There were also a couple scenes added into he mix that seemed rather pointless to the story in the end.
All that said I found the examination of the ethics of publishing work of an artist posthumously quite moving and could understand the different views of the characters well. The characters were all worth knowing and trying to understand.
Such mixed thoughts about this book. I wanted to dump it half way through as we STILL had not reached any punchline. Beautifully written and the character development was magic but sooooo slow. 3/4 way in and the plot starts to unroll but it was too little to late. If it were half the length it could have been way more of a book.

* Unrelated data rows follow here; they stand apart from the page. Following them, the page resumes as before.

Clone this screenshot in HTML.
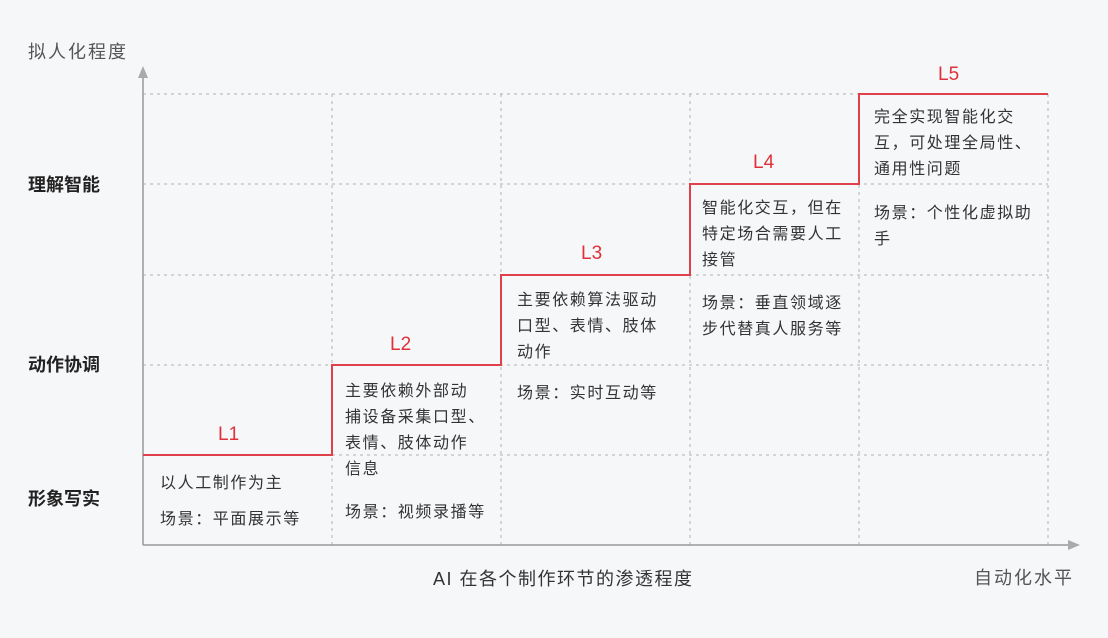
<!DOCTYPE html>
<html><head><meta charset="utf-8"><style>
body{margin:0;background:#f6f7f9;}
svg{display:block}
text{font-family:"Liberation Sans","Noto Sans CJK SC",sans-serif;}
.t{font-size:16px;fill:#333;letter-spacing:1.6px}
.y{font-size:18px;fill:#222;font-weight:bold}
.r{font-size:19px;fill:#e0303a}
</style></head><body>
<svg width="1108" height="638" viewBox="0 0 1108 638">
<rect width="1108" height="638" fill="#f6f7f9"/>
<g stroke="#b0b0b0" stroke-width="1" stroke-dasharray="3,4" fill="none">
<line x1="143" y1="94" x2="1048" y2="94"/>
<line x1="143" y1="184" x2="1048" y2="184"/>
<line x1="143" y1="275" x2="1048" y2="275"/>
<line x1="143" y1="365" x2="1048" y2="365"/>
<line x1="143" y1="455" x2="1048" y2="455"/>
<line x1="332" y1="94" x2="332" y2="545"/>
<line x1="501" y1="94" x2="501" y2="545"/>
<line x1="690" y1="94" x2="690" y2="545"/>
<line x1="859" y1="94" x2="859" y2="545"/>
<line x1="1048" y1="94" x2="1048" y2="545"/>
</g>
<g stroke="#999" stroke-width="1.5" fill="none">
<line x1="143" y1="74" x2="143" y2="545"/>
<line x1="143" y1="545" x2="1070" y2="545"/>
</g>
<polygon points="143,66 138,78 148,78" fill="#aaa"/>
<polygon points="1080,545 1068,540 1068,550" fill="#aaa"/>
<polyline points="143,455 332,455 332,365 501,365 501,275 690,275 690,184 859,184 859,94 1048,94" fill="none" stroke="#e0404a" stroke-width="2"/>
<text x="28" y="58" style="font-size:18px;fill:#555;letter-spacing:2px">拟人化程度</text>
<text x="28" y="191" class="y">理解智能</text>
<text x="28" y="371" class="y">动作协调</text>
<text x="28" y="505" class="y">形象写实</text>
<text x="433" y="585" style="font-size:18px;fill:#333;letter-spacing:1.5px">AI 在各个制作环节的渗透程度</text>
<text x="974" y="584" style="font-size:18px;fill:#555;letter-spacing:2px">自动化水平</text>
<text x="218" y="440" class="r">L1</text>
<text x="390" y="350" class="r">L2</text>
<text x="581" y="259" class="r">L3</text>
<text x="753" y="168" class="r">L4</text>
<text x="938" y="80" class="r">L5</text>
<g class="t">
<text x="160" y="488" class="t">以人工制作为主</text>
<text x="160" y="524" class="t">场景：平面展示等</text>
<text x="345" y="396" class="t">主要依赖外部动</text>
<text x="345" y="422" class="t">捕设备采集口型、</text>
<text x="345" y="448" class="t">表情、肢体动作</text>
<text x="345" y="474" class="t">信息</text>
<text x="345" y="517" class="t">场景：视频录播等</text>
<text x="517" y="305" class="t">主要依赖算法驱动</text>
<text x="517" y="331" class="t">口型、表情、肢体</text>
<text x="517" y="357" class="t">动作</text>
<text x="517" y="398" class="t">场景：实时互动等</text>
<text x="702" y="213" class="t">智能化交互，但在</text>
<text x="702" y="239" class="t">特定场合需要人工</text>
<text x="702" y="265" class="t">接管</text>
<text x="702" y="308" class="t">场景：垂直领域逐</text>
<text x="702" y="334" class="t">步代替真人服务等</text>
<text x="874" y="122" class="t">完全实现智能化交</text>
<text x="874" y="148" class="t">互，可处理全局性、</text>
<text x="874" y="174" class="t">通用性问题</text>
<text x="874" y="218" class="t">场景：个性化虚拟助</text>
<text x="874" y="244" class="t">手</text>
</g>
</svg>
</body></html>
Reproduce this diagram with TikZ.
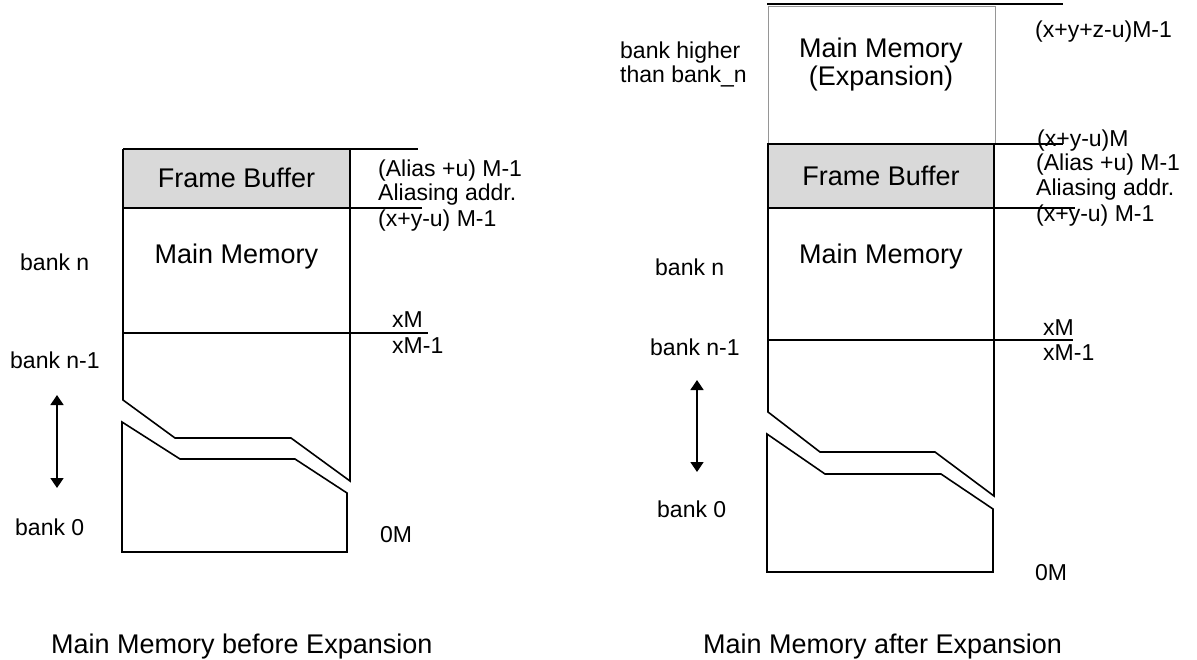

Book then, if it were half the length we wouldn't have known Matt and the ethical dilemmas as we did. Final decision - could have been a great book but too slow and too long for the content.
Slow paced, thoughtful but gradually unfolds into a very clever conclusion with a clever twist in the narrative. I'm not always a fan of middle class settings-architects, trips to the National Theatre, sushi, people called Petra- but the narrator brings warmth and humanity to the story. Its a novel about poetry and how it links to the life of the poet as well as their family, friends and lovers and all the problems that can cause. Definitely worth a read.
When a poet dies and leaves behind unpublished, disturbing work = and seems to have hidden it - how is it to be interpreted? And who gets to decide whether to publish or not - the widow or the literary executor? An interesting plot idea, and an okay but not brilliant novel.
A poet asks his friend, who is also a writer, if he will be the executor of his literary work. The poet dies at quite a young age and his friend, who takes his duties very seriously, has to determine whether the unpublished poems should be printed. The poems are all included.
How boring and drab can a book get - well you are looking at one. I very, very rarely don't finish a book, even boring and drab ones but I found this one impossible to read. It was very useful at sending me off to sleep whilst reading in bed though so it did have a use.